SUPPLIED MATERIAL:
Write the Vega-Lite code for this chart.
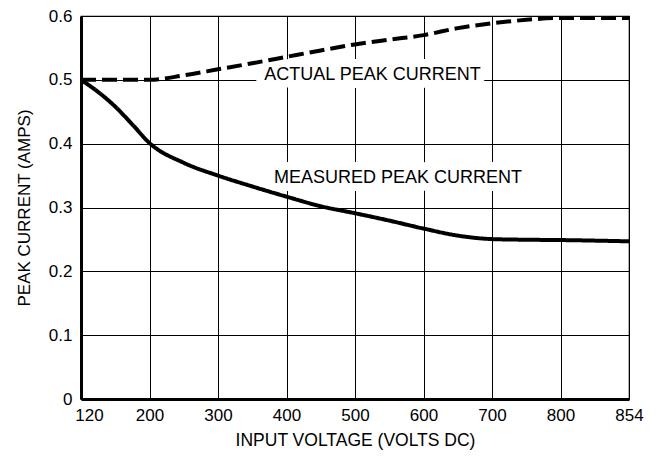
{
  "$schema": "https://vega.github.io/schema/vega-lite/v6.json",
  "width": 548,
  "height": 383,
  "autosize": {"type": "none"},
  "padding": {"left": 81, "top": 16, "right": 28, "bottom": 62},
  "background": "white",
  "config": {
    "font": "Liberation Sans",
    "view": {"stroke": "black", "strokeWidth": 1.2}
  },
  "datasets": {
    "curves": [
      {"series": "Measured", "volts": 120, "amps": 0.5},
      {"series": "Measured", "volts": 140, "amps": 0.481},
      {"series": "Measured", "volts": 160, "amps": 0.458},
      {"series": "Measured", "volts": 180, "amps": 0.43},
      {"series": "Measured", "volts": 200, "amps": 0.401},
      {"series": "Measured", "volts": 250, "amps": 0.37},
      {"series": "Measured", "volts": 300, "amps": 0.35},
      {"series": "Measured", "volts": 350, "amps": 0.333},
      {"series": "Measured", "volts": 400, "amps": 0.317},
      {"series": "Measured", "volts": 450, "amps": 0.302},
      {"series": "Measured", "volts": 500, "amps": 0.291},
      {"series": "Measured", "volts": 550, "amps": 0.2795},
      {"series": "Measured", "volts": 600, "amps": 0.267},
      {"series": "Measured", "volts": 650, "amps": 0.256},
      {"series": "Measured", "volts": 700, "amps": 0.2505},
      {"series": "Measured", "volts": 750, "amps": 0.2495},
      {"series": "Measured", "volts": 800, "amps": 0.249},
      {"series": "Measured", "volts": 854, "amps": 0.247},
      {"series": "Actual", "volts": 120, "amps": 0.5},
      {"series": "Actual", "volts": 160, "amps": 0.5},
      {"series": "Actual", "volts": 200, "amps": 0.5},
      {"series": "Actual", "volts": 250, "amps": 0.507},
      {"series": "Actual", "volts": 300, "amps": 0.5165},
      {"series": "Actual", "volts": 350, "amps": 0.526},
      {"series": "Actual", "volts": 400, "amps": 0.536},
      {"series": "Actual", "volts": 450, "amps": 0.546},
      {"series": "Actual", "volts": 500, "amps": 0.5555},
      {"series": "Actual", "volts": 550, "amps": 0.563},
      {"series": "Actual", "volts": 600, "amps": 0.57},
      {"series": "Actual", "volts": 650, "amps": 0.581},
      {"series": "Actual", "volts": 700, "amps": 0.5885},
      {"series": "Actual", "volts": 750, "amps": 0.594},
      {"series": "Actual", "volts": 800, "amps": 0.597},
      {"series": "Actual", "volts": 854, "amps": 0.597}
    ],
    "labels": [
      {"label": "ACTUAL PEAK CURRENT", "volts": 525.5, "amps": 0.5},
      {"label": "MEASURED PEAK CURRENT", "volts": 562.8, "amps": 0.338}
    ]
  },
  "layer": [
    {
      "data": {"name": "labels"},
      "mark": {"type": "text", "fill": "white", "stroke": "white", "strokeWidth": 16, "strokeJoin": "round", "fontSize": 18, "align": "center", "baseline": "alphabetic"},
      "encoding": {
        "x": {
          "field": "volts", "type": "quantitative",
          "scale": {"domain": [120, 200, 300, 400, 500, 600, 700, 800, 854], "range": [0, 68.5, 137, 205.5, 274, 342.5, 411, 479.5, 548], "nice": false, "zero": false},
          "axis": {
            "values": [120, 200, 300, 400, 500, 600, 700, 800, 854],
            "title": "INPUT VOLTAGE (VOLTS DC)",
            "grid": true, "gridColor": "black", "gridWidth": 1, "gridOpacity": 1,
            "domainColor": "black", "domainWidth": 3,
            "ticks": false, "tickSize": 0,
            "labelFlush": false, "labelOverlap": false,
            "labelPadding": 8, "labelFontSize": 17, "labelColor": "black",
            "labelOffset": {"condition": {"test": "datum.value == 120", "value": 8}, "value": 0},
            "titleFontSize": 17.5, "titleFontWeight": "normal", "titleColor": "black", "titlePadding": 8
          }
        },
        "y": {
          "field": "amps", "type": "quantitative",
          "scale": {"domain": [0, 0.6], "nice": false, "zero": false},
          "axis": {
            "values": [0, 0.1, 0.2, 0.3, 0.4, 0.5, 0.6],
            "format": ".1~f",
            "title": "PEAK CURRENT (AMPS)",
            "grid": true, "gridColor": "black", "gridWidth": 1, "gridOpacity": 1,
            "domainColor": "black", "domainWidth": 3,
            "ticks": false, "tickSize": 0,
            "labelFlush": false, "labelOverlap": false,
            "labelPadding": 9, "labelFontSize": 17, "labelColor": "black",
            "titleFontSize": 17, "titleFontWeight": "normal", "titleColor": "black", "titlePadding": 15
          }
        },
        "text": {"field": "label", "type": "nominal"}
      }
    },
    {
      "data": {"name": "curves"},
      "mark": {"type": "line", "interpolate": "monotone", "color": "black", "strokeWidth": 4},
      "encoding": {
        "x": {"field": "volts", "type": "quantitative"},
        "y": {"field": "amps", "type": "quantitative"},
        "strokeDash": {"field": "series", "type": "nominal", "scale": {"domain": ["Actual", "Measured"], "range": [[15, 6], [1, 0]]}, "legend": null}
      }
    },
    {
      "data": {"name": "labels"},
      "mark": {"type": "text", "color": "black", "fontSize": 18, "align": "center", "baseline": "alphabetic"},
      "encoding": {
        "x": {"field": "volts", "type": "quantitative"},
        "y": {"field": "amps", "type": "quantitative"},
        "text": {"field": "label", "type": "nominal"}
      }
    }
  ]
}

WHAT THE TASK REQUIRES: Every line above should be repeated exactly; pictures stay out of the copy.

RESPONSE TO THIS TASK:
Write the Vega-Lite code for this chart.
{
  "$schema": "https://vega.github.io/schema/vega-lite/v6.json",
  "width": 548,
  "height": 383,
  "autosize": {"type": "none"},
  "padding": {"left": 81, "top": 16, "right": 28, "bottom": 62},
  "background": "white",
  "config": {
    "font": "Liberation Sans",
    "view": {"stroke": "black", "strokeWidth": 1.2}
  },
  "datasets": {
    "curves": [
      {"series": "Measured", "volts": 120, "amps": 0.5},
      {"series": "Measured", "volts": 140, "amps": 0.481},
      {"series": "Measured", "volts": 160, "amps": 0.458},
      {"series": "Measured", "volts": 180, "amps": 0.43},
      {"series": "Measured", "volts": 200, "amps": 0.401},
      {"series": "Measured", "volts": 250, "amps": 0.37},
      {"series": "Measured", "volts": 300, "amps": 0.35},
      {"series": "Measured", "volts": 350, "amps": 0.333},
      {"series": "Measured", "volts": 400, "amps": 0.317},
      {"series": "Measured", "volts": 450, "amps": 0.302},
      {"series": "Measured", "volts": 500, "amps": 0.291},
      {"series": "Measured", "volts": 550, "amps": 0.2795},
      {"series": "Measured", "volts": 600, "amps": 0.267},
      {"series": "Measured", "volts": 650, "amps": 0.256},
      {"series": "Measured", "volts": 700, "amps": 0.2505},
      {"series": "Measured", "volts": 750, "amps": 0.2495},
      {"series": "Measured", "volts": 800, "amps": 0.249},
      {"series": "Measured", "volts": 854, "amps": 0.247},
      {"series": "Actual", "volts": 120, "amps": 0.5},
      {"series": "Actual", "volts": 160, "amps": 0.5},
      {"series": "Actual", "volts": 200, "amps": 0.5},
      {"series": "Actual", "volts": 250, "amps": 0.507},
      {"series": "Actual", "volts": 300, "amps": 0.5165},
      {"series": "Actual", "volts": 350, "amps": 0.526},
      {"series": "Actual", "volts": 400, "amps": 0.536},
      {"series": "Actual", "volts": 450, "amps": 0.546},
      {"series": "Actual", "volts": 500, "amps": 0.5555},
      {"series": "Actual", "volts": 550, "amps": 0.563},
      {"series": "Actual", "volts": 600, "amps": 0.57},
      {"series": "Actual", "volts": 650, "amps": 0.581},
      {"series": "Actual", "volts": 700, "amps": 0.5885},
      {"series": "Actual", "volts": 750, "amps": 0.594},
      {"series": "Actual", "volts": 800, "amps": 0.597},
      {"series": "Actual", "volts": 854, "amps": 0.597}
    ],
    "labels": [
      {"label": "ACTUAL PEAK CURRENT", "volts": 525.5, "amps": 0.5},
      {"label": "MEASURED PEAK CURRENT", "volts": 562.8, "amps": 0.338}
    ]
  },
  "layer": [
    {
      "data": {"name": "labels"},
      "mark": {"type": "text", "fill": "white", "stroke": "white", "strokeWidth": 16, "strokeJoin": "round", "fontSize": 18, "align": "center", "baseline": "alphabetic"},
      "encoding": {
        "x": {
          "field": "volts", "type": "quantitative",
          "scale": {"domain": [120, 200, 300, 400, 500, 600, 700, 800, 854], "range": [0, 68.5, 137, 205.5, 274, 342.5, 411, 479.5, 548], "nice": false, "zero": false},
          "axis": {
            "values": [120, 200, 300, 400, 500, 600, 700, 800, 854],
            "title": "INPUT VOLTAGE (VOLTS DC)",
            "grid": true, "gridColor": "black", "gridWidth": 1, "gridOpacity": 1,
            "domainColor": "black", "domainWidth": 3,
            "ticks": false, "tickSize": 0,
            "labelFlush": false, "labelOverlap": false,
            "labelPadding": 8, "labelFontSize": 17, "labelColor": "black",
            "labelOffset": {"condition": {"test": "datum.value == 120", "value": 8}, "value": 0},
            "titleFontSize": 17.5, "titleFontWeight": "normal", "titleColor": "black", "titlePadding": 8
          }
        },
        "y": {
          "field": "amps", "type": "quantitative",
          "scale": {"domain": [0, 0.6], "nice": false, "zero": false},
          "axis": {
            "values": [0, 0.1, 0.2, 0.3, 0.4, 0.5, 0.6],
            "format": ".1~f",
            "title": "PEAK CURRENT (AMPS)",
            "grid": true, "gridColor": "black", "gridWidth": 1, "gridOpacity": 1,
            "domainColor": "black", "domainWidth": 3,
            "ticks": false, "tickSize": 0,
            "labelFlush": false, "labelOverlap": false,
            "labelPadding": 9, "labelFontSize": 17, "labelColor": "black",
            "titleFontSize": 17, "titleFontWeight": "normal", "titleColor": "black", "titlePadding": 15
          }
        },
        "text": {"field": "label", "type": "nominal"}
      }
    },
    {
      "data": {"name": "curves"},
      "mark": {"type": "line", "interpolate": "monotone", "color": "black", "strokeWidth": 4},
      "encoding": {
        "x": {"field": "volts", "type": "quantitative"},
        "y": {"field": "amps", "type": "quantitative"},
        "strokeDash": {"field": "series", "type": "nominal", "scale": {"domain": ["Actual", "Measured"], "range": [[15, 6], [1, 0]]}, "legend": null}
      }
    },
    {
      "data": {"name": "labels"},
      "mark": {"type": "text", "color": "black", "fontSize": 18, "align": "center", "baseline": "alphabetic"},
      "encoding": {
        "x": {"field": "volts", "type": "quantitative"},
        "y": {"field": "amps", "type": "quantitative"},
        "text": {"field": "label", "type": "nominal"}
      }
    }
  ]
}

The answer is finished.